Credit: Ladbrokes

Gamblers are increasingly digital-savvy and it's hitting Ladbrokes hard

The bookmaker posted a half-year loss of £51.4m thanks to property write-downs.

by Jack Torrance
Last Updated: 26 Aug 2015

Apparently unsatisfied with bland Powerpoint slides with black text on a white background, big corporates are increasingly making efforts to crowbar their customer-friendly branding into investor presentations. Ladbrokes is no different and today it deployed the lads to tell shareholders all about its half-year results.

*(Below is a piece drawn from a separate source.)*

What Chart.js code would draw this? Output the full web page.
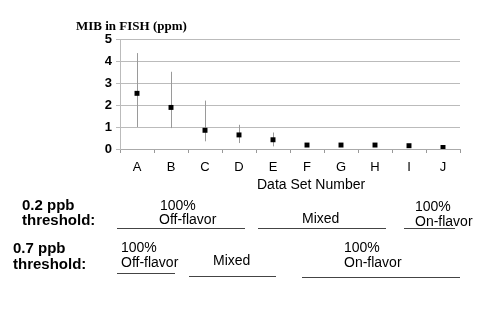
<!DOCTYPE html>
<html>
<head>
<meta charset="utf-8">
<script src="https://cdn.jsdelivr.net/npm/chart.js@4/dist/chart.umd.min.js"></script>
<style>
  html, body { margin: 0; padding: 0; background: #fff; }
  #wrap { position: relative; width: 500px; height: 314px; overflow: hidden; }
  canvas { position: absolute; left: 0; top: 0; }
  .t { position: absolute; line-height: 1; white-space: nowrap; color: #000; font-family: "Liberation Sans", Arial, sans-serif; }
  .b { font-weight: bold; font-size: 15px; }
  .r { font-size: 14px; }
  .ttl { font-family: "Liberation Serif", "Times New Roman", serif; font-weight: bold; font-size: 13px; }
  .ln { position: absolute; height: 0; border-top: 1px solid #444; }
</style>
</head>
<body>
<div id="wrap">
  <canvas id="c" width="500" height="314"></canvas>
  <div class="t ttl" style="left:76px; top:18.5px;">MIB in FISH (ppm)</div>
  <div class="t r" style="left:257px; top:177px;">Data Set Number</div>

  <div class="t b" style="left:22px; top:196.5px;">0.2 ppb</div>
  <div class="t b" style="left:22px; top:212px;">threshold:</div>
  <div class="t r" style="left:160px; top:198px;">100%</div>
  <div class="t r" style="left:159px; top:212px;">Off-flavor</div>
  <div class="t r" style="left:302px; top:211px;">Mixed</div>
  <div class="t r" style="left:415px; top:198.5px;">100%</div>
  <div class="t r" style="left:415px; top:213.5px;">On-flavor</div>
  <div class="ln" style="left:117px; top:228px; width:128px;"></div>
  <div class="ln" style="left:258px; top:228px; width:128px;"></div>
  <div class="ln" style="left:404px; top:228px; width:51px;"></div>

  <div class="t b" style="left:13px; top:239.5px;">0.7 ppb</div>
  <div class="t b" style="left:13px; top:255.5px;">threshold:</div>
  <div class="t r" style="left:121px; top:239.5px;">100%</div>
  <div class="t r" style="left:121px; top:254.5px;">Off-flavor</div>
  <div class="t r" style="left:213px; top:252.5px;">Mixed</div>
  <div class="t r" style="left:344px; top:239.5px;">100%</div>
  <div class="t r" style="left:344px; top:254.5px;">On-flavor</div>
  <div class="ln" style="left:117px; top:273px; width:58px;"></div>
  <div class="ln" style="left:189px; top:276px; width:87px;"></div>
  <div class="ln" style="left:302px; top:277px; width:158px;"></div>
</div>
<script>
const categories = ["A", "B", "C", "D", "E", "F", "G", "H", "I", "J"];
const mibValues = [2.53, 1.89, 0.85, 0.64, 0.42, 0.18, 0.18, 0.18, 0.15, 0.07];
const errHigh = [4.36, 3.51, 2.2, 1.1, 0.75, 0.2, 0.25, 0.22, 0.18, 0.08];
const errLow = [1.0, 0.95, 0.35, 0.27, 0.12, 0.15, 0.12, 0.14, 0.12, 0.05];
const yTicks = [0, 1, 2, 3, 4, 5];

const errorBars = {
  id: 'errorBars',
  beforeDatasetsDraw(chart) {
    const ctx = chart.ctx;
    const xs = chart.scales.x, ys = chart.scales.y;
    ctx.save();
    ctx.strokeStyle = '#9a9a9a';
    ctx.lineWidth = 1;
    categories.forEach((c, i) => {
      const x = Math.round(xs.getPixelForValue(i)) + 0.5;
      ctx.beginPath();
      ctx.moveTo(x, ys.getPixelForValue(errLow[i]));
      ctx.lineTo(x, ys.getPixelForValue(errHigh[i]));
      ctx.stroke();
    });
    ctx.restore();
  }
};

new Chart(document.getElementById('c'), {
  type: 'line',
  data: {
    labels: categories,
    datasets: [{
      data: mibValues,
      showLine: false,
      pointStyle: 'rect',
      pointRadius: 3.5,
      pointBackgroundColor: '#000',
      pointBorderColor: '#000',
      pointBorderWidth: 0
    }]
  },
  options: {
    responsive: false,
    animation: false,
    devicePixelRatio: 1,
    layout: { padding: { left: 0, right: 40, top: 39, bottom: 119 } },
    plugins: { legend: { display: false }, tooltip: { enabled: false }, title: { display: false } },
    scales: {
      x: {
        type: 'category',
        offset: true,
        afterFit(s) { s.height = 46; },
        grid: { offset: true, drawOnChartArea: false, color: '#999', tickLength: 4 },
        border: { display: true, color: '#aaa' },
        ticks: { color: '#000', font: { family: '"Liberation Sans", Arial', size: 13 }, padding: 7, maxRotation: 0 }
      },
      y: {
        min: 0, max: 5,
        afterFit(s) { s.width = 120; },
        afterBuildTicks(s) { s.ticks = yTicks.map(v => ({ value: v })); },
        grid: { color: '#bbb', tickLength: 4 },
        border: { display: true, color: '#bbb' },
        ticks: { color: '#000', font: { family: '"Liberation Sans", Arial', size: 13, weight: 'bold' }, padding: 4 }
      }
    }
  },
  plugins: [errorBars]
});
</script>
</body>
</html>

Ladbrokes' interim results presentation is more colourful than most

It’s not surprising to see two of the characters fiddling away on their smartphones, given the way the gambling industry is going - something that’s reflected in the bookmaker’s financials. Though revenues from its UK stores in the six months to June were up 1.2% (and 3.2% if you strip out the impact of last year’s World Cup), digital revenues leapt by 6.9%.

This change in customer habits has weighed heavily on the company’s performance, and in February it announced plans to shutter 60 stores this year. In these latest results it anounced a £51.8m write-down in the value of its shops and a £17.1m spend on closing shops in the period. That forced it to declare a pre-tax loss of £51.4m, compared with a £23.7m profit in the same period of last year.

At least the company's management aren't blind to the problems it faces though. It's been spending money on improving its digital platforms and last month announced plans for a merger with Gala Coral in a bid to compete with online-only competitors like Betfair.

‘Our first half results reflect the challenge facing Ladbrokes,’ said chief executive Jim Mullen. ‘While we have some encouraging customer trends, we need to reset the business and invest. The results clearly show why we need to change and why we need to do so quickly.’ Better step to it before the lads abandon the High Street for good.